Unlike other consulting projects, a survey was not needed because relevant marketing data was archived by the company.  The matrix shown below was compiled from sales records within the  company’s management information system.

TERRITORY

SALES
($ Thousands)
y

ADVERTISING
($ Hundreds)
x1

NUMBER
OF
SALES
REPS
x2

1

81

27

2

2

94

92

2

3

110

103

4

4

125

115

5

5

90

94

1

6

84

79

1

7

112

105

4

8

99

94

2

9

93

85

2

10

78

54

3

11

114

106

4

12

132

120

6

13

129

118

5

14

79

75

1

15

97

77

3

In most cases the slope and intercept are unknown, therefore they must be estimated with separate equations.  These formulas are complex, however the slope and intercept can be automatically calculated with statistical software using data from the matrix shown above.  The values for these parameters are shown below in the coefficients column.

 

Coefficients

Std. Error

Beta

t

Sig.

Constant

49.36

4.46

 

11.07

0.000

Advertising

0.35

0.06

0.48

5.76

0.000

Sales Reps

6.84

0.95

0.60

7.23

0.000

ARI understands that many marketing managers are not statistically orientated, therefore an interpretation of this needs to be offered in plain English.  The computer has estimated the intercept and slope for advertising and number of sales representatives.  These are the independent variables.  In this example, .35 denotes the change in sales per unit change in advertising when number of sales representatives is held constant.

Similarly 6.84 denotes the change in sales per unit change in number of sales representatives when advertising is held constant.  The estimated intercept is 49.36.  This is the predicted value of sales when the independent variables equal zero.  The t values, shown in the third column, are used to test the statistical significance of the relationship between sales and the independent variables; advertising and number of sales representatives.  The t value is calculated by dividing the slope by the standard error.  i.e. 6.84/.95 = 7.23.  This number is greater than the critical value from the t distribution which is used to reject or not reject the null hypothesis.  The null hypothesis implies that there is no linear relationship between sales and the independent variables.

Since 7.23 is greater than 2.16 (2.16 is the critical value from the t distribution) the null hypothesis for advertising was rejected.  In other words, there is a significant linear relationship between number of sales representatives and sales.  The t value for advertising also exceeds 2.16 which means that it is also a statistically significant variable.  The Sig. abbreviation in the far right column is also a measure of statistical significance.  Values less than .05 are statistically significant.  In this example the Sig. values for both variables are 0.00, hence they are  statistically significant.

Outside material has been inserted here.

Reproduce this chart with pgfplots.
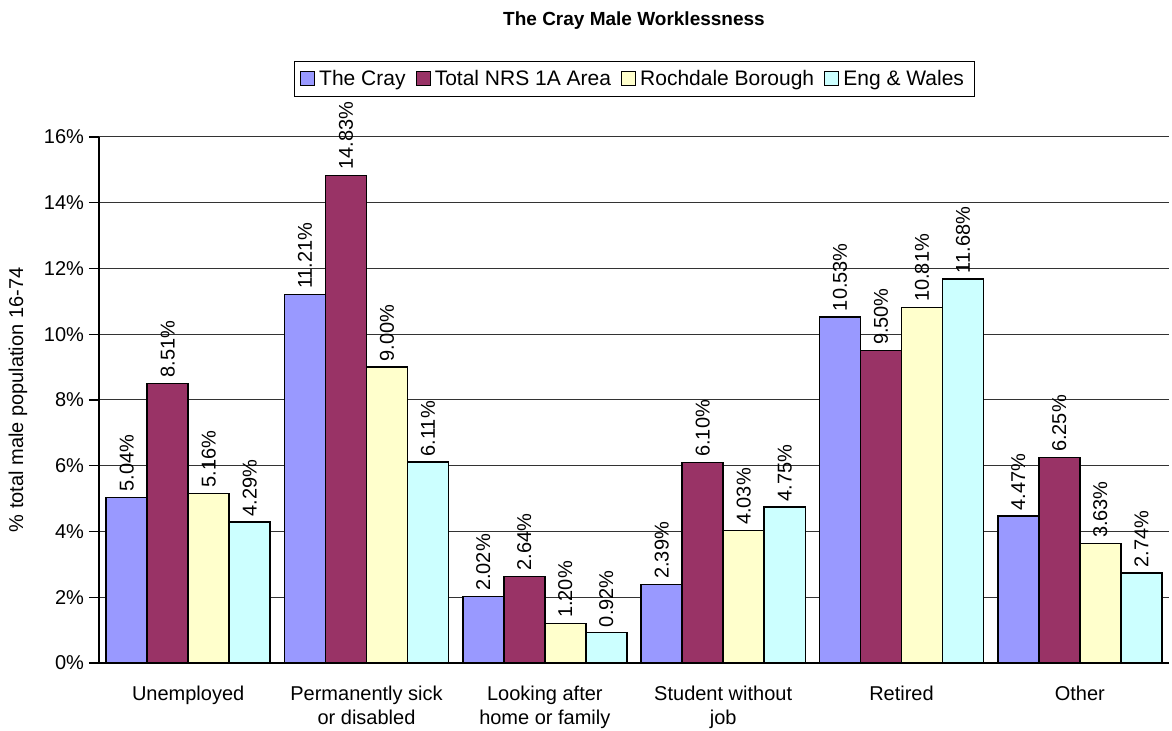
\documentclass[border=0pt]{standalone}
\usepackage{pgfplots}
\pgfplotsset{compat=1.18}
\usepackage{fontspec}
\setmainfont{Liberation Sans}
\definecolor{crayBlue}{RGB}{153,153,255}
\definecolor{nrsPlum}{RGB}{153,51,102}
\definecolor{rochYellow}{RGB}{255,255,204}
\definecolor{ewCyan}{RGB}{204,255,255}

\begin{document}
\begin{tikzpicture}
\begin{axis}[
  scale only axis,
  width=535pt,height=263pt,
  ybar=0pt,bar width=0.23,
  xmin=-0.5,xmax=5.5,
  ymin=0,ymax=16,
  ytick={0,2,...,16},
  yticklabel={\pgfmathprintnumber[fixed,precision=0,assume math mode=true]{\tick}\%},
  xtick={0,...,5},
  xticklabels={Unemployed,{Permanently sick\\or disabled},{Looking after\\home or family},{Student without\\job},Retired,Other},
  xticklabel style={align=center,yshift=-3pt},
  major x tick style={draw=none},
  extra x ticks={-0.5,0.5,1.5,2.5,3.5,4.5,5.5},
  extra x tick labels={},
  extra x tick style={major tick length=5pt,tick style={draw=black,line width=0.6pt}},
  tick align=outside,
  major tick length=5pt,
  axis x line*=bottom,
  axis y line*=left,
  axis line style={line width=0.6pt},
  ymajorgrids,
  grid style={draw=black!80,line width=0.5pt},
  tick style={black,line width=0.6pt},
  tick label style={font=\fontsize{10}{12}\selectfont},
  yticklabel style={xshift=1pt},
  ylabel={\% total male population 16-74},
  ylabel style={font=\fontsize{10}{12}\selectfont,yshift=1.5pt},
  title={The Cray Male Worklessness},
  title style={font=\bfseries\fontsize{9.5}{11}\selectfont,at={(0.5,1)},anchor=center,yshift=52pt},
  legend style={at={(0.5,1.076)},anchor=south,legend columns=4,draw=black,
    font=\fontsize{10.5}{12}\selectfont,inner xsep=3pt,inner ysep=2.2pt,
    /tikz/every even column/.append style={column sep=3pt}},
  legend image code/.code={\draw[#1,draw=black,line width=0.6pt] (0pt,-3pt) rectangle (7pt,4pt);},
  nodes near coords={\pgfmathprintnumber[fixed,fixed zerofill,precision=2,assume math mode=true]{\pgfplotspointmeta}\%},
  nodes near coords style={rotate=90,anchor=west,font=\fontsize{10}{12}\selectfont,black,inner sep=0.5pt,xshift=2pt},
  every axis plot/.append style={draw=black,line width=0.7pt}
]
\addplot[fill=crayBlue] coordinates {(0,5.04) (1,11.21) (2,2.02) (3,2.39) (4,10.53) (5,4.47)};
\addplot[fill=nrsPlum] coordinates {(0,8.51) (1,14.83) (2,2.64) (3,6.10) (4,9.50) (5,6.25)};
\addplot[fill=rochYellow] coordinates {(0,5.16) (1,9.00) (2,1.20) (3,4.03) (4,10.81) (5,3.63)};
\addplot[fill=ewCyan] coordinates {(0,4.29) (1,6.11) (2,0.92) (3,4.75) (4,11.68) (5,2.74)};
\legend{The Cray,Total NRS 1A Area,Rochdale Borough,Eng \& Wales}
\end{axis}
\pgfresetboundingbox
\path ([shift={(-49.5pt,-34pt)}]current axis.south west) rectangle ([shift={(1.5pt,68.5pt)}]current axis.north east);
\end{tikzpicture}
\end{document}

Advertising and number of sales representatives were shown to be statistically significant however the client also wanted to determine the relative importance of these variables on sales.  Focus your attention on the beta values in the fourth column of the table.  Since most independent variables are measured with different units, specialized computer software was used to  automatically standardize these values which enabled the client to make direct comparisons between advertising and size of sales force.  The larger the absolute value of the beta number, the more relative importance it assumes in predicting the dependent variable.  Thus number of sales representatives has a greater effect on sales than advertising.

The equation for predicting sales based on advertising expenditures and number of sales representatives is shown below. 

 y = 49.36 + .35x1 + 6.84x2 

How can you use this equation to make a marketing decision?  Imagine you’re the marketing director for the sporting goods manufacturer and you’re faced with declining sales in a western territory.  Should you hire additional sales people or increase your advertising budget?  How might sales be affected in territory one if you hired two additional sales reps and tripled your advertising budget?  The numbers in parenthesis represent proposed changes.  

 y = 49.36 + .35(81) + 6.84(4)

 y = 49.36 + 28.35 + 27.36

 y = 105.07 

The calculated prediction is about $105,000 assuming you manipulate the variables as indicated.  What if you wanted to make some changes in the opposite direction?  In other words, what might you expect if you reduced the advertising budget in territory twelve from $12,000 to $7,500 and transferred one sales rep from the same territory to a different region?  The same equation can be used to make the sales prediction and it is shown below.

 y = 49.36 + .35(7.5) + 6.84(5)

 y = 86.19

Regression analysis is a powerful tool within the realm of predictive research because it can be utilized for many marketing applications.  In addition to sales, regression analysis can be used to predict satisfaction, likelihood of brand purchase and consumer loyalty.  In spite of this,  predictions derived from regression analysis do not imply causality because this statistic is an extension of a correlation.  Finally regression analysis should not be used to make predictions outside the boundaries of the data used to develop the equation.   In other words, advertising values between $2,700 and $12,000 offer the greatest validity.

 What you have just read is a brief example of applied marketing research.
The data shown in the matrix is fictitious.  ARI will never reveal the identity of a client or the actual results of a project under any circumstances without a client’s consent.  This example was developed to help potential clients fathom an application of regression analysis which might be useful to their profession.